A idéia inicial de Sergio Leone, para a primeira cena do filme, era ter Clint Eastwood, Eli Wallach e Lee van Cleef – atores de “Três Homens e um Conflito” – no papel dos três pistoleiros que morrem logo nos primeiros minutos do filme. Impossibilitado de contar com os três, desistiu da idéia que mostraria, além de audácia por “queimar” três renomados atores em menos de 10 minutos de fita, o fim de um ciclo e o início de outro. Caberia então ao desconhecido Charles Bronson encabeçar essa nova jornada.” Era Uma Vez no Oeste” faz parte de outra trilogia composta de “Quando Explode a Vingança” (1972) e “Era uma Vez na América” (1984). Com Era uma vez no Oeste o diretor Sergio Leone levou ao patamar máximo o spaghetti western. Perfeccionista como poucos se deteve a cada detalhe de um filme de longos 165 minutos.

O ritmo do longa é extremamente lento, há longos espaços sem diálogo e quando acontecem são marcados pela morbidez que acompanha aos personagens no encalço da morte, assolados pelo calor do deserto mas ainda sim frios, quase despreocupados. Leone usa closes e outras tomadas e movimentos modernos para a época. Movimentos que, na verdade, iriam inspirar diretores como Tarantino e outros. É emblemática a cena em que o vilão Frank é “apresentado”, a câmera da a volta pelo personagem partindo de suas costas e foca bem próximos dos olhos azuis de Henry Fonda, mostrando um contraponto do carismático Fonda travestido como um vilão implacável.

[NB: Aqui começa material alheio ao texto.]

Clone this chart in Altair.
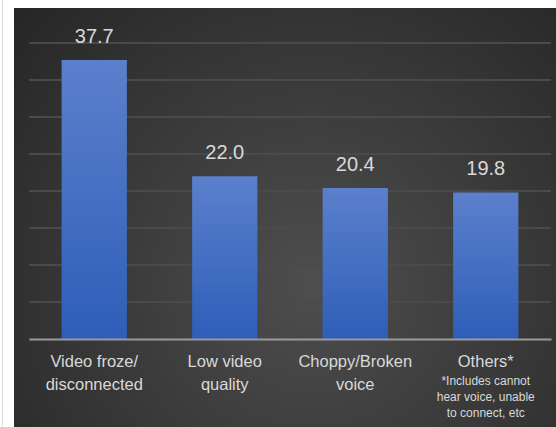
import altair as alt
import pandas as pd

categories = ["Video froze/|disconnected", "Low video|quality", "Choppy/Broken|voice", "Others*"]
values = [37.7, 22.0, 20.4, 19.8]
value_labels = ["37.7", "22.0", "20.4", "19.8"]
note_category = "Others*"
note_lines = ["*Includes cannot", "hear voice, unable", "to connect, etc"]
grid_values = [5, 10, 15, 20, 25, 30, 35, 40]

df = pd.DataFrame({"category": categories, "value": values, "label": value_labels})
grid_df = pd.DataFrame({"g": grid_values})
note_df = pd.DataFrame({"category": [note_category], "note": ["|".join(note_lines)]})
one = pd.DataFrame({"a": [0]})

W, H = 522, 296
FONT = "Liberation Sans"
TXT = "#d9d9d9"

xscale = alt.Scale(domain=categories, paddingInner=0.5, paddingOuter=0.25)
yscale = alt.Scale(domain=[0, 40], nice=False)

bg = alt.Chart(one).mark_rect(
    clip=False,
    fill=alt.Gradient(
        gradient="radial",
        stops=[alt.GradientStop(color="#4e4e4e", offset=0),
               alt.GradientStop(color="#242424", offset=1)],
        x1=0.55, y1=0.62, x2=0.55, y2=0.62, r1=0, r2=0.78,
    ),
).encode(x=alt.value(-15), x2=alt.value(527), y=alt.value(-35), y2=alt.value(384))

edge = alt.Chart(one).mark_rule(color="#dcdcdc", strokeWidth=1, clip=False).encode(
    x=alt.value(-26.5), y=alt.value(-43), y2=alt.value(384)
)

grid = alt.Chart(grid_df).mark_rule(color="#4a4a4a", strokeWidth=2).encode(
    y=alt.Y("g:Q", scale=yscale, axis=None),
    x=alt.value(0), x2=alt.value(W),
)

bars = alt.Chart(df).mark_bar(
    fill=alt.Gradient(
        gradient="linear",
        stops=[alt.GradientStop(color="#5b80cc", offset=0),
               alt.GradientStop(color="#2e5eb8", offset=1)],
        x1=0, y1=0, x2=0, y2=1,
    ),
).encode(
    x=alt.X("category:N", scale=xscale, sort=categories,
            axis=alt.Axis(title=None, labelExpr="split(datum.value, '|')", labelAngle=0,
                          labelFont=FONT, labelFontSize=16.5, labelLineHeight=23,
                          labelColor=TXT, labelPadding=14, labelBaseline="top",
                          domainColor="#9a9a9a", domainWidth=2, ticks=False, zindex=1)),
    y=alt.Y("value:Q", scale=yscale, axis=None),
)

text = alt.Chart(df).mark_text(
    font=FONT, fontSize=20, color=TXT, dy=-17, baseline="alphabetic"
).encode(
    x=alt.X("category:N", scale=xscale, sort=categories),
    y=alt.Y("value:Q", scale=yscale),
    text="label:N",
)

note = alt.Chart(note_df).transform_calculate(
    lines="split(datum.note, '|')"
).mark_text(
    font=FONT, fontSize=12, color=TXT, baseline="top", lineHeight=16, clip=False
).encode(
    x=alt.X("category:N", scale=xscale, sort=categories),
    y=alt.value(333),
    text="lines:N",
)

chart = alt.layer(bg, edge, grid, bars, text, note).properties(
    width=W, height=H,
    autosize=alt.AutoSizeParams(type="none"),
    padding={"left": 29, "top": 43, "right": 5, "bottom": 88},
    background="white",
).configure_view(stroke=None)

chart.save("out.html", embed_options={"renderer": "svg", "actions": False})
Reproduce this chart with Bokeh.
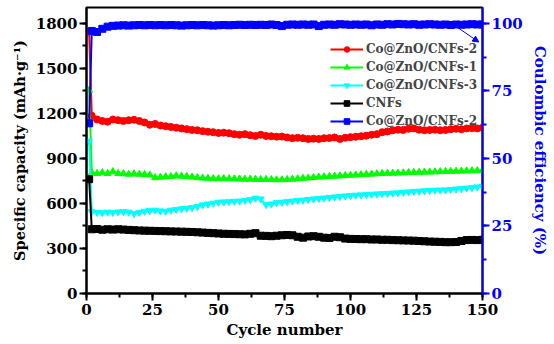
from bokeh.plotting import figure
from bokeh.models import (Range1d, LinearAxis, SingleIntervalTicker, Legend, LegendItem,
                          Arrow, NormalHead)
from bokeh.embed import file_html
from bokeh.resources import INLINE

cycles = [1] + list(range(2, 151, 2))

cap_znocnf2 = [1745,
    1185, 1160, 1150, 1145, 1160, 1155, 1150, 1155, 1158, 1150,
    1140, 1125, 1130, 1120, 1115, 1110, 1105, 1100, 1095, 1090,
    1088, 1082, 1078, 1075, 1070, 1072, 1068, 1062, 1058, 1062,
    1055, 1050, 1058, 1050, 1048, 1045, 1046, 1040, 1035, 1038,
    1035, 1030, 1032, 1030, 1035, 1036, 1040, 1030, 1038, 1042,
    1045, 1048, 1052, 1058, 1062, 1075, 1080, 1088, 1092, 1090,
    1098, 1100, 1092, 1088, 1090, 1092, 1088, 1090, 1095, 1098,
    1095, 1100, 1102, 1100, 1105]

cap_znocnf1 = [1355,
    805, 800, 805, 800, 812, 800, 798, 795, 798, 795,
    793, 790, 772, 775, 778, 780, 785, 782, 780, 776,
    772, 770, 768, 766, 765, 766, 765, 764, 763, 762,
    762, 761, 760, 760, 759, 758, 758, 760, 762, 765,
    768, 770, 773, 776, 778, 780, 782, 784, 786, 788,
    790, 792, 794, 796, 798, 800, 801, 802, 803, 804,
    806, 807, 808, 809, 810, 811, 812, 813, 814, 815,
    816, 817, 818, 819, 820]

cap_znocnf3 = [1015,
    545, 540, 538, 542, 540, 543, 545, 542, 532, 540,
    548, 552, 555, 550, 548, 555, 560, 565, 568, 572,
    580, 590, 596, 602, 608, 610, 612, 614, 616, 620,
    625, 635, 630, 592, 596, 605, 608, 612, 616, 620,
    622, 626, 630, 633, 636, 640, 643, 646, 650, 652,
    655, 657, 659, 661, 663, 665, 667, 669, 671, 674,
    677, 680, 682, 684, 686, 688, 689, 690, 693, 696,
    699, 702, 705, 710, 713]

cap_cnf = [762,
    428, 430, 425, 428, 426, 428, 426, 424, 422, 420,
    419, 418, 417, 416, 415, 414, 413, 412, 411, 410,
    408, 406, 404, 402, 400, 398, 397, 396, 395, 394,
    398, 402, 385, 384, 382, 385, 388, 390, 388, 378,
    372, 380, 382, 378, 372, 370, 378, 375, 366, 364,
    363, 362, 362, 360, 360, 358, 358, 356, 355, 354,
    353, 352, 350, 348, 346, 345, 344, 342, 342, 343,
    350, 356, 357, 356, 358]

ce_znocnf2 = [63.0,
    97.2, 96.8, 98.0, 98.8, 99.1, 99.2, 99.3, 99.2, 99.3, 99.4,
    99.3, 99.4, 99.3, 99.4, 99.3, 99.4, 99.3, 99.2, 99.3, 99.4,
    99.3, 99.4, 99.3, 99.2, 99.3, 99.4, 99.3, 99.4, 99.5, 99.4,
    99.5, 99.4, 99.5, 99.4, 99.6, 99.4, 99.0, 99.5, 99.6, 99.5,
    99.6, 99.5, 99.6, 99.0, 99.5, 99.6, 99.5, 99.7, 99.6, 99.5,
    99.6, 99.5, 99.6, 99.3, 99.6, 99.5, 99.7, 99.6, 99.8, 99.7,
    99.6, 99.7, 99.5, 99.6, 99.7, 99.6, 99.5, 99.6, 99.4, 99.6,
    99.5, 99.6, 99.7, 99.6, 99.6]

legend_labels = ["Co@ZnO/CNFs-2", "Co@ZnO/CNFs-1", "Co@ZnO/CNFs-3", "CNFs", "Co@ZnO/CNFs-2"]

arrow_x = (141, 148.6)
arrow_y = (98.2, 93.1)

FONT = "DejaVu Serif"

p = figure(width=554, height=344, output_backend="svg", toolbar_location=None,
           x_range=Range1d(0, 150), y_range=Range1d(0, 1906),
           min_border_left=86, min_border_right=72, min_border_top=7, min_border_bottom=51)
p.extra_y_ranges = {"eff": Range1d(0, 1906 / 18)}
p.xgrid.visible = False
p.ygrid.visible = False
p.outline_line_color = "black"
p.outline_line_width = 2
p.background_fill_color = "white"
p.border_fill_color = "white"

def style_axis(ax, color):
    ax.axis_line_color = color
    ax.axis_line_width = 2
    ax.major_tick_line_color = color
    ax.minor_tick_line_color = color
    ax.major_tick_line_width = 2
    ax.minor_tick_line_width = 2
    ax.major_tick_in = 0
    ax.major_tick_out = 7
    ax.minor_tick_in = 0
    ax.minor_tick_out = 4
    ax.major_label_text_font = FONT
    ax.major_label_text_font_style = "bold"
    ax.major_label_text_font_size = "15px"
    ax.major_label_text_color = color
    ax.axis_label_text_font = FONT
    ax.axis_label_text_font_style = "bold"
    ax.axis_label_text_color = color

xa = p.xaxis[0]
xa.ticker = SingleIntervalTicker(interval=25, num_minor_ticks=2)
xa.axis_label = "Cycle number"
style_axis(xa, "black")
xa.axis_label_text_font_size = "15px"
xa.major_label_standoff = 3
xa.axis_label_standoff = 3

ya = p.yaxis[0]
ya.ticker = SingleIntervalTicker(interval=300, num_minor_ticks=2)
ya.axis_label = "Specific capacity (mAh·g⁻¹)"
style_axis(ya, "black")
ya.axis_label_text_font_size = "14.5px"
ya.major_label_standoff = 2
ya.axis_label_standoff = 5

ra = LinearAxis(y_range_name="eff", ticker=SingleIntervalTicker(interval=25, num_minor_ticks=2),
                axis_label="Coulombic efficiency (%)")
style_axis(ra, "blue")
ra.axis_label_text_font_size = "15px"
ra.major_label_standoff = 2
ra.axis_label_standoff = 5
p.add_layout(ra, "right")

series = [
    (cap_znocnf2, "red", "circle", "default"),
    (cap_znocnf1, "lime", "triangle", "default"),
    (cap_znocnf3, "cyan", "inverted_triangle", "default"),
    (cap_cnf, "black", "square", "default"),
    (ce_znocnf2, "blue", "square", "eff"),
]

items = []
for (vals, color, marker, rng), lab in zip(series, legend_labels):
    l = p.line(cycles, vals, line_color=color, line_width=2, y_range_name=rng)
    s = p.scatter(cycles, vals, marker=marker, size=7, fill_color=color, line_color=color,
                  y_range_name=rng)
    items.append(LegendItem(label=lab, renderers=[l, s]))

legend = Legend(items=items, location=(244, 165))
legend.label_text_font = FONT
legend.label_text_font_style = "bold"
legend.label_text_font_size = "12px"
legend.border_line_color = None
legend.background_fill_alpha = 0
legend.glyph_width = 33
legend.glyph_height = 14
legend.label_height = 14
legend.spacing = 4
legend.padding = 3
legend.margin = 0
legend.label_standoff = 3
p.add_layout(legend)

p.add_layout(Arrow(end=NormalHead(size=6, fill_color="blue", line_color="blue"),
                   x_start=arrow_x[0], y_start=arrow_y[0], x_end=arrow_x[1], y_end=arrow_y[1],
                   line_color="blue", line_width=1, y_range_name="eff"))

open("out.html", "w").write(file_html(p, INLINE))
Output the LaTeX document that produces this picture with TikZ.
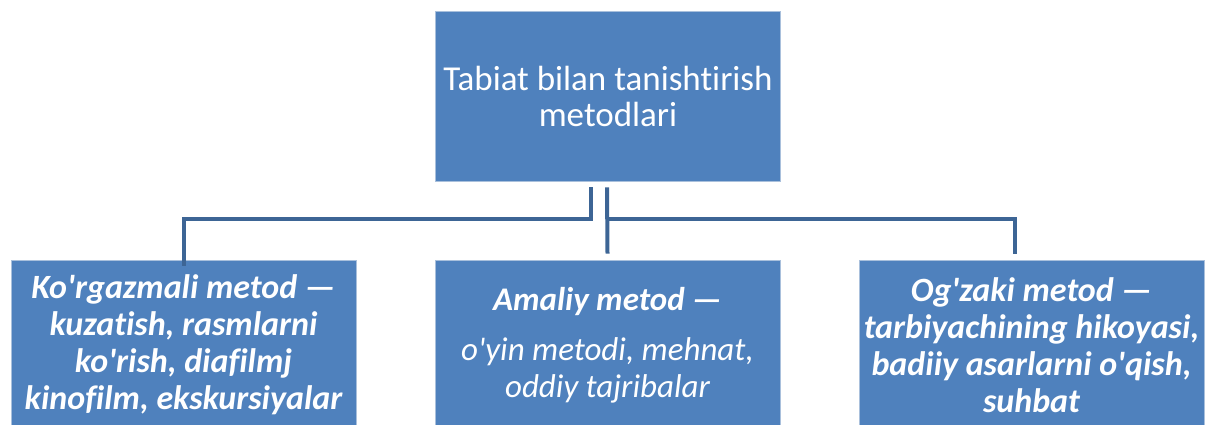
\documentclass[tikz,border=0pt]{standalone}
\usepackage{fontspec}
\setmainfont{Carlito}[Ligatures={TeXOff,CommonOff,ContextualOff},Contextuals={NoAlternate}]
\definecolor{boxblue}{HTML}{4F81BD}
\definecolor{boxedge}{HTML}{A9C0DC}
\definecolor{lineblue}{HTML}{3D6595}
\tikzset{
  box/.style={fill=boxblue, draw=boxedge, line width=0.8pt, text=white,
    minimum width=345pt, minimum height=170pt, align=center, inner sep=0pt},
  conn/.style={draw=lineblue, line width=4pt, line join=miter}
}
\begin{document}
\begin{tikzpicture}[x=1pt,y=-1pt]
\useasboundingbox (0,0) rectangle (1206,425);
\clip (0,0) rectangle (1206,425);
\node[box, font=\fontsize{35}{36}\selectfont] (top) at (608,96)
  {Tabiat bilan tanishtirish\\metodlari};
\node[box, font=\fontsize{34}{37}\selectfont\bfseries\itshape] (left) at (183.5,345)
  {Ko'rgazmali metod —\\kuzatish, rasmlarni\\ko'rish, diafilmj\\kinofilm, ekskursiyalar};
\node[box, font=\fontsize{33}{37}\selectfont\itshape] (mid) at (607.5,345)
  {\textbf{Amaliy metod —}\\[13pt]o'yin metodi, mehnat,\\oddiy tajribalar};
\node[box, font=\fontsize{34}{37}\selectfont\bfseries\itshape] (right) at (1031.5,345)
  {Og'zaki metod —\\tarbiyachining hikoyasi,\\badiiy asarlarni o'qish,\\suhbat};
\coordinate (jl) at (591,219);
\coordinate (jr) at (1015,219);
\draw[conn] ([xshift=-17pt,yshift=-6pt]top.south) -- (jl) -- (jl -| left.north) -- ([yshift=-6pt]left.north -| jl -| left.north);
\draw[conn] ([xshift=-1pt,yshift=-6pt]top.south) -- ([xshift=0pt,yshift=6pt]mid.north);
\draw[conn] (607,219) -- (jr) -- (1015,254);
\end{tikzpicture}
\end{document}
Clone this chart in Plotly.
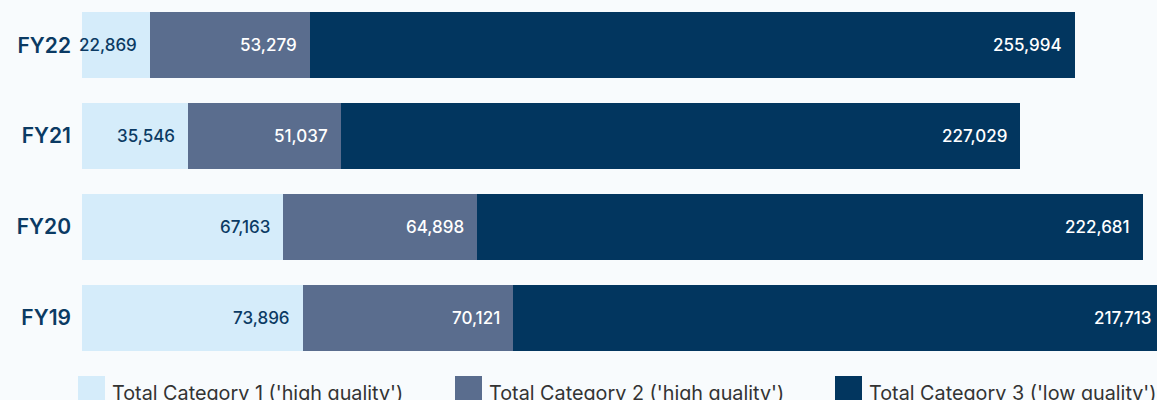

O som e a trilha sonora tem importante papel em toda a construção da história. Na primeira cena, o girar de um moinho enferrujado, as gotas que caem no chapéu de um homem, que permanece imóvel, e o irritante “zunido” de uma mosca rondando outro rosto denotam a monotonia daquele lugar. Numa parceria vitoriosa com Ennio Morricone, em Era uma Vez no Oeste Ennio compôs um tema para cada personagem. A gaita do personagem de Charles Bronson, pacato e ameaçador. Claudia Cardinale é acompanhada por uma musica que evoca a esperança por um recomeço, o surgimento de uma cidade ou uma nova vida. Frank (Henry Fonda) caminha inclemente junto de uma composição acentuada pelo som malévolo de uma guitarra. Por fim Cheyenne (Jason Robards) oferece a dualidade do som de um banjo, displicente e sagaz. Neste mesmo ritmo, as atuações correspondem totalmente a cada nuance de seus personagens. O silêncio e as expressões de Charles Bronson, a doçura e a coragem no olhar de Claudia Cardinale contraposto a frieza dos movimentos e olhares de Henry Fonda. Mas é Jason Robards, no papel de Cheyenne, que rouba a cena com a dualidade do seu personagem. O ator transita natural e certeiro entre o bufão e o sisudo, o vilão e uma espécie de anti-herói.

Produzido em 1968, o dvd duplo de Era uma vez no Oeste, traz muito material extra, documentários, entrevista, galerias e biografias, tudo com legenda em português.